Connoisseurs say it all: There is something to be had in collecting liquors
Collecting liquor, as they always imply, is a way of life.
From a non-collector’s point of view, collecting is just a lame excuse to call yourself a hobbyist, or so that others may perceive you as interesting.
But for those who have spent a long time bringing together whatever comprises their album, walk-in-closet, or shelf, collecting is one way of laying down markers of unforgettable past—something special and historic. This is especially true for liquor collectors.
History: This is what has convinced Bay Van der Bunt to expand his sprawling walk-in-closet of some 5,000 bottles of antediluvian spirits and liqueurs. Van der Bunt was only 23 when he started his hobby, and forty years of expanding his collection will not sway him to stop. It is his life.
Looking at his shelves is akin to watching a reel of historical film—these would take you to those times when your great, great grandfather wasn’t born yet. And perusing the dates on each bottle would force you to remember the great wars you only learned from books—1789 French Revolution Era, the American Civil War, even the latest, the seventy-years-young Second World War.

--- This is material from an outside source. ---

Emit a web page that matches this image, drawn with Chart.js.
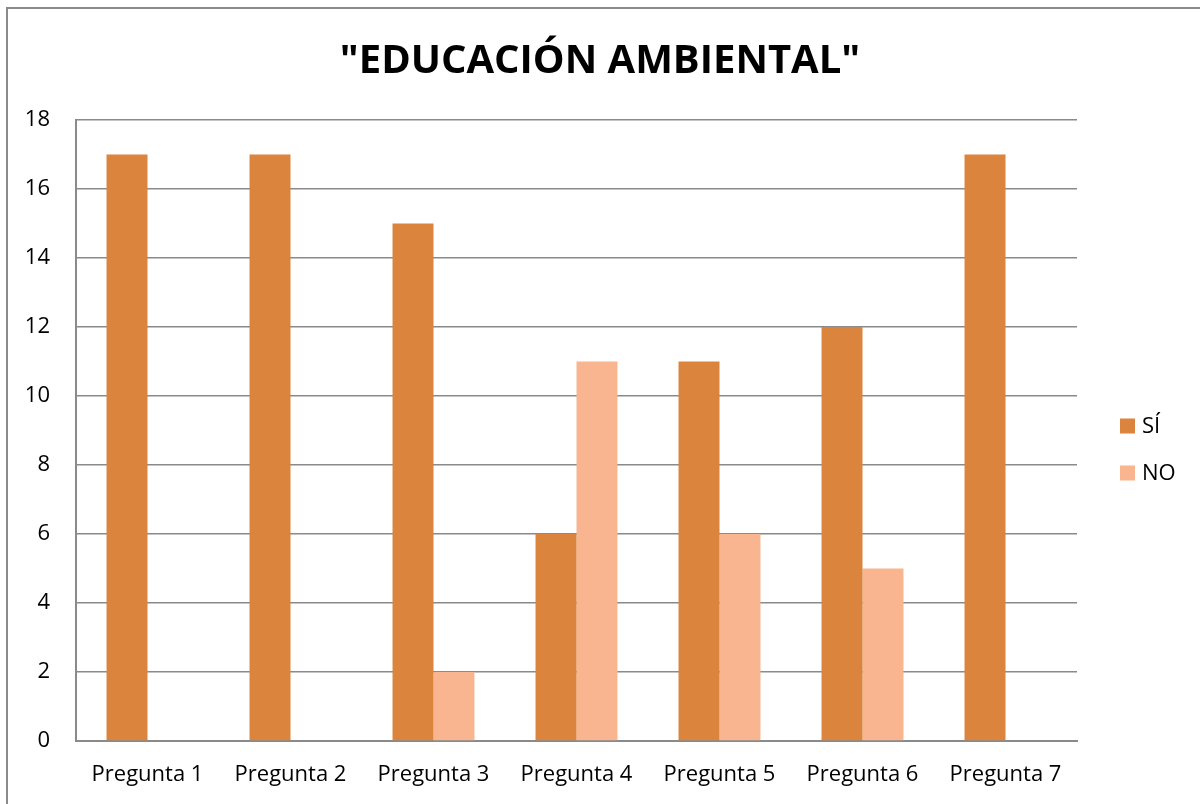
<!DOCTYPE html>
<html lang="es">
<head>
    <meta charset="UTF-8">
    <title>Educación ambiental</title>
    <script src="https://cdn.jsdelivr.net/npm/chart.js"></script>
    <style>
        body {
            margin: 0;
            background: #fff;
            font-family: "Open Sans", Arial;
        }
        #frame {
            position: absolute;
            left: 6px;
            top: 7px;
            width: 1300px;
            height: 900px;
            border-top: 2px solid #8a8a8a;
            border-left: 2px solid #8a8a8a;
        }
        canvas {
            position: absolute;
            left: 0;
            top: 0;
        }
    </style>
</head>
<body>

<div id="frame"></div>
<canvas id="myChart" width="1200" height="804"></canvas>

<script>
// datos
const categorias = ['Pregunta 1', 'Pregunta 2', 'Pregunta 3', 'Pregunta 4', 'Pregunta 5', 'Pregunta 6', 'Pregunta 7'];
const valoresSi = [17, 17, 15, 6, 11, 12, 17];
const valoresNo = [0, 0, 2, 11, 6, 5, 0];
const etiquetasSerie = ['SÍ', 'NO'];
const coloresSerie = ['#db843d', '#f8b590'];
const titulo = '"EDUCACIÓN AMBIENTAL"';

const gris = '#8a8a8a';
const fuente = '"Open Sans", Arial';

// leyenda a la derecha, dibujada a mano para colocarla como en el original
const leyendaDerecha = {
    id: 'leyendaDerecha',
    afterDraw(chart) {
        const c = chart.ctx;
        const ys = [426, 473];
        c.save();
        c.font = '22px ' + fuente;
        c.textBaseline = 'middle';
        c.textAlign = 'left';
        chart.data.datasets.forEach((ds, i) => {
            c.fillStyle = ds.backgroundColor;
            c.fillRect(1120, ys[i] - 7.5, 15, 15);
            c.fillStyle = '#000';
            c.fillText(ds.label, 1142, ys[i] + 1);
        });
        c.restore();
    }
};

const ctx = document.getElementById('myChart').getContext('2d');
const chart = new Chart(ctx, {
    type: 'bar',
    data: {
        labels: categorias,
        datasets: [
            {
                label: etiquetasSerie[0],
                data: valoresSi,
                backgroundColor: coloresSerie[0],
                categoryPercentage: 0.573,
                barPercentage: 1
            },
            {
                label: etiquetasSerie[1],
                data: valoresNo,
                backgroundColor: coloresSerie[1],
                categoryPercentage: 0.573,
                barPercentage: 1
            }
        ]
    },
    options: {
        responsive: false,
        animation: false,
        layout: {
            padding: { left: 25, right: 25, top: 38, bottom: 0 }
        },
        scales: {
            x: {
                grid: { display: false, drawTicks: false },
                border: { display: true, color: gris, width: 2 },
                ticks: {
                    color: '#000',
                    padding: 21,
                    font: { family: fuente, size: 22 }
                },
                afterFit(scale) {
                    scale.height = 63;
                    scale.paddingLeft = 0;
                    scale.paddingRight = 0;
                }
            },
            y: {
                min: 0,
                max: 18,
                grid: { color: gris, lineWidth: 1.5, drawTicks: false },
                border: { display: true, color: gris, width: 2 },
                ticks: {
                    stepSize: 2,
                    color: '#000',
                    padding: 26,
                    font: { family: fuente, size: 22 }
                },
                afterFit(scale) {
                    scale.width = 51;
                }
            },
            // espacio vacío a la derecha donde va la leyenda
            hueco: {
                position: 'right',
                display: true,
                grid: { display: false, drawTicks: false },
                border: { display: false },
                ticks: { display: false },
                afterFit(scale) {
                    scale.width = 98;
                }
            }
        },
        plugins: {
            title: {
                display: true,
                text: titulo,
                color: '#000',
                font: { family: fuente, size: 40, weight: 'bold' },
                padding: { top: 0, bottom: 34 }
            },
            legend: { display: false },
            tooltip: { enabled: false }
        }
    },
    plugins: [leyendaDerecha]
});
</script>

</body>
</html>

But it isn’t just about the dates. For Van der Bunt, everything has history. “The dust is a record of history,” he would say, implying that blowing it off the century-old bottle is another way of deducting an “important story” from it. But what history can be sweeter than that of your own? For the sixty-year-old Dutch collector, all his bottles remind him of his parents, whom had this unsullied love for drinking and collecting cognac. His magnificent shelves and cellars hark back a dream aborted because of extreme poverty, which is now fulfilled.
For Jamie Boudreau, it’s less historical, but more of recognition. Perhaps the right word is “pride.” What he wants is to transform his Seattle bar—Canon—into the biggest collection of any bar in the world. But it’s not just for reasons pompous and personal. He wants Canon to be a good representation of American liquor, which he considers an underrated art form.
His collection has a lot to brag about—1880 Amer Picon, circa 1930 Tarragona Chartreuse, 1895 Normandy rye, 1890 Union Club whiskey, 1898 Canoe Club and circa 1880 Westover Maryland rye. But he is prouder with the dedication he poured into this undertaking, because in his own words, “collecting liquors isn’t for the faint-hearted.” It took Boudreau decades to put up this collection, which, according to him, was a product of hard work and dedication.
And his bar’s name says it all: it is all about “Canon,” a body of the most important, influential or superior works in music, literature or art. And his words tell us that the bar owner is not only a collector, but also a man of passion—he is a dreamer.
Mahesh Patel, a 57-year-old construction tycoon, is also a dreamer. He wanted to escape poverty, which he did by working his way up. Now that he is successful—a millionaire—he sees to it that he always goes back to his first love: whiskey.
Whiskey reminds him both of his successes and struggles, his impoverished days in England and his triumphs as a magnate. He has set his sights on it from the beginning, but poverty deprived him from embracing it fully during his younger years.
The rest was history of course, and Patel attributed the privilege to his unwavering determination to succeed and passion for collecting. “You should always enjoy the product you collect, whether it is artwork, watches, or—in this case—whiskey. My buy-two-bottles-of-everything philosophy centers around this,” he would always say, and his words resonated pure joy.
But these liquor connoisseurs and collectors don’t have any difference from one another. They collect, drink, trade, invest, and sell.
Certainly, they have their own way of putting their affection for whiskey into words: Van der Bunt consider it historical, Boudreau an art form, Patel a symbol of joy. But these all reverberate one thing: Collecting liquors does not need too much technicalities, it is as simple as having an unadulterated love for liquors, enjoying drinking them, and perhaps finding pleasure in watching them silently gracing your shelves.